» DO THIS: Quote all of the data that follows exactly as written, skipping the images.
::::::
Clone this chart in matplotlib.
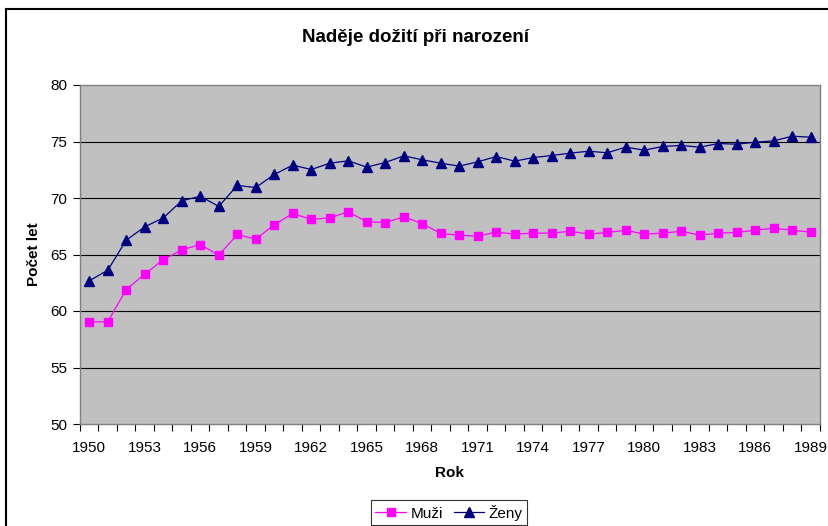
# nadeje doziti pri narozeni 1950-1989, muzi a zeny

import numpy as np
import matplotlib.pyplot as plt
from matplotlib.lines import Line2D

years = list(range(1950, 1990))

muzi = [59.04, 59.04, 61.90, 63.26, 64.53, 65.41, 65.88, 64.94, 66.77, 66.36,
        67.63, 68.63, 68.10, 68.24, 68.78, 67.89, 67.83, 68.33, 67.74, 66.86,
        66.71, 66.62, 66.98, 66.80, 66.89, 66.89, 67.06, 66.80, 66.95, 67.15,
        66.80, 66.89, 67.06, 66.71, 66.89, 66.95, 67.15, 67.33, 67.15, 66.98]

zeny = [62.67, 63.61, 66.27, 67.45, 68.24, 69.75, 70.16, 69.25, 71.11, 70.93,
        72.08, 72.91, 72.52, 73.08, 73.29, 72.73, 73.14, 73.73, 73.38, 73.08,
        72.82, 73.20, 73.67, 73.26, 73.58, 73.76, 73.97, 74.14, 74.00, 74.50,
        74.23, 74.56, 74.65, 74.50, 74.82, 74.76, 74.94, 75.06, 75.47, 75.38]

yticks = [50, 55, 60, 65, 70, 75, 80]

plt.rcParams['font.family'] = ['Liberation Sans', 'DejaVu Sans']

W, H = 829, 526
fig = plt.figure(figsize=(W/100, H/100), dpi=100)
ax = fig.add_axes([80/W, 1-424/H, 740/W, 339/H])
ax.set_facecolor('#c0c0c0')

x = np.arange(len(years))
ax.plot(x, muzi, color='#ff00ff', lw=0.9, marker='s', ms=5.5, mec='#ff00ff', label='Muži')
ax.plot(x, zeny, color='#000080', lw=0.9, marker='^', ms=6.5, mec='#000080', label='Ženy')

ax.set_xlim(-0.5, len(years)-0.5)
ax.set_ylim(50, 80)
ax.set_yticks(yticks)
for v in yticks[1:-1]:
    ax.axhline(v, color='black', lw=0.8, zorder=0.5)

# labels kazdy treti rok, tick na hranici kategorii
ax.set_xticks(x[::3])
ax.set_xticklabels([str(y) for y in years[::3]])
ax.set_xticks(np.arange(-0.5, len(years)), minor=True)
ax.tick_params(axis='x', which='major', length=0, pad=12, labelsize=11)
ax.tick_params(axis='x', which='minor', length=5, width=0.8, color='black', direction='out')
ax.tick_params(axis='y', length=5, width=0.8, color='black', labelsize=11, pad=4)

for s in ax.spines.values():
    s.set_color('#808080')
    s.set_linewidth(1)

ax.set_xlabel('Rok', fontsize=11, fontweight='bold', labelpad=8)
ax.set_ylabel('Počet let', fontsize=11, fontweight='bold', labelpad=7)
fig.text(416/W, 1-37/H, 'Naděje dožití při narození', ha='center', va='center',
         fontsize=13.5, fontweight='bold')

# ramecek grafu
fig.add_artist(Line2D([6/W, 6/W], [0, 1-9/H], color='black', lw=1.5))
fig.add_artist(Line2D([6/W, 1], [1-9/H, 1-9/H], color='black', lw=1.5))

leg = fig.legend(loc='upper center', bbox_to_anchor=(449/W, 1-500/H), ncol=2,
                 fontsize=11, frameon=True, fancybox=False, edgecolor='black',
                 handlelength=2.0, handletextpad=0.3, columnspacing=0.7,
                 borderpad=0.3, borderaxespad=0)
leg.get_frame().set_linewidth(0.8)

fig.savefig('out.png', dpi=100)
::::::
» SOLUTION:
Clone this chart in matplotlib.
# nadeje doziti pri narozeni 1950-1989, muzi a zeny

import numpy as np
import matplotlib.pyplot as plt
from matplotlib.lines import Line2D

years = list(range(1950, 1990))

muzi = [59.04, 59.04, 61.90, 63.26, 64.53, 65.41, 65.88, 64.94, 66.77, 66.36,
        67.63, 68.63, 68.10, 68.24, 68.78, 67.89, 67.83, 68.33, 67.74, 66.86,
        66.71, 66.62, 66.98, 66.80, 66.89, 66.89, 67.06, 66.80, 66.95, 67.15,
        66.80, 66.89, 67.06, 66.71, 66.89, 66.95, 67.15, 67.33, 67.15, 66.98]

zeny = [62.67, 63.61, 66.27, 67.45, 68.24, 69.75, 70.16, 69.25, 71.11, 70.93,
        72.08, 72.91, 72.52, 73.08, 73.29, 72.73, 73.14, 73.73, 73.38, 73.08,
        72.82, 73.20, 73.67, 73.26, 73.58, 73.76, 73.97, 74.14, 74.00, 74.50,
        74.23, 74.56, 74.65, 74.50, 74.82, 74.76, 74.94, 75.06, 75.47, 75.38]

yticks = [50, 55, 60, 65, 70, 75, 80]

plt.rcParams['font.family'] = ['Liberation Sans', 'DejaVu Sans']

W, H = 829, 526
fig = plt.figure(figsize=(W/100, H/100), dpi=100)
ax = fig.add_axes([80/W, 1-424/H, 740/W, 339/H])
ax.set_facecolor('#c0c0c0')

x = np.arange(len(years))
ax.plot(x, muzi, color='#ff00ff', lw=0.9, marker='s', ms=5.5, mec='#ff00ff', label='Muži')
ax.plot(x, zeny, color='#000080', lw=0.9, marker='^', ms=6.5, mec='#000080', label='Ženy')

ax.set_xlim(-0.5, len(years)-0.5)
ax.set_ylim(50, 80)
ax.set_yticks(yticks)
for v in yticks[1:-1]:
    ax.axhline(v, color='black', lw=0.8, zorder=0.5)

# labels kazdy treti rok, tick na hranici kategorii
ax.set_xticks(x[::3])
ax.set_xticklabels([str(y) for y in years[::3]])
ax.set_xticks(np.arange(-0.5, len(years)), minor=True)
ax.tick_params(axis='x', which='major', length=0, pad=12, labelsize=11)
ax.tick_params(axis='x', which='minor', length=5, width=0.8, color='black', direction='out')
ax.tick_params(axis='y', length=5, width=0.8, color='black', labelsize=11, pad=4)

for s in ax.spines.values():
    s.set_color('#808080')
    s.set_linewidth(1)

ax.set_xlabel('Rok', fontsize=11, fontweight='bold', labelpad=8)
ax.set_ylabel('Počet let', fontsize=11, fontweight='bold', labelpad=7)
fig.text(416/W, 1-37/H, 'Naděje dožití při narození', ha='center', va='center',
         fontsize=13.5, fontweight='bold')

# ramecek grafu
fig.add_artist(Line2D([6/W, 6/W], [0, 1-9/H], color='black', lw=1.5))
fig.add_artist(Line2D([6/W, 1], [1-9/H, 1-9/H], color='black', lw=1.5))

leg = fig.legend(loc='upper center', bbox_to_anchor=(449/W, 1-500/H), ncol=2,
                 fontsize=11, frameon=True, fancybox=False, edgecolor='black',
                 handlelength=2.0, handletextpad=0.3, columnspacing=0.7,
                 borderpad=0.3, borderaxespad=0)
leg.get_frame().set_linewidth(0.8)

fig.savefig('out.png', dpi=100)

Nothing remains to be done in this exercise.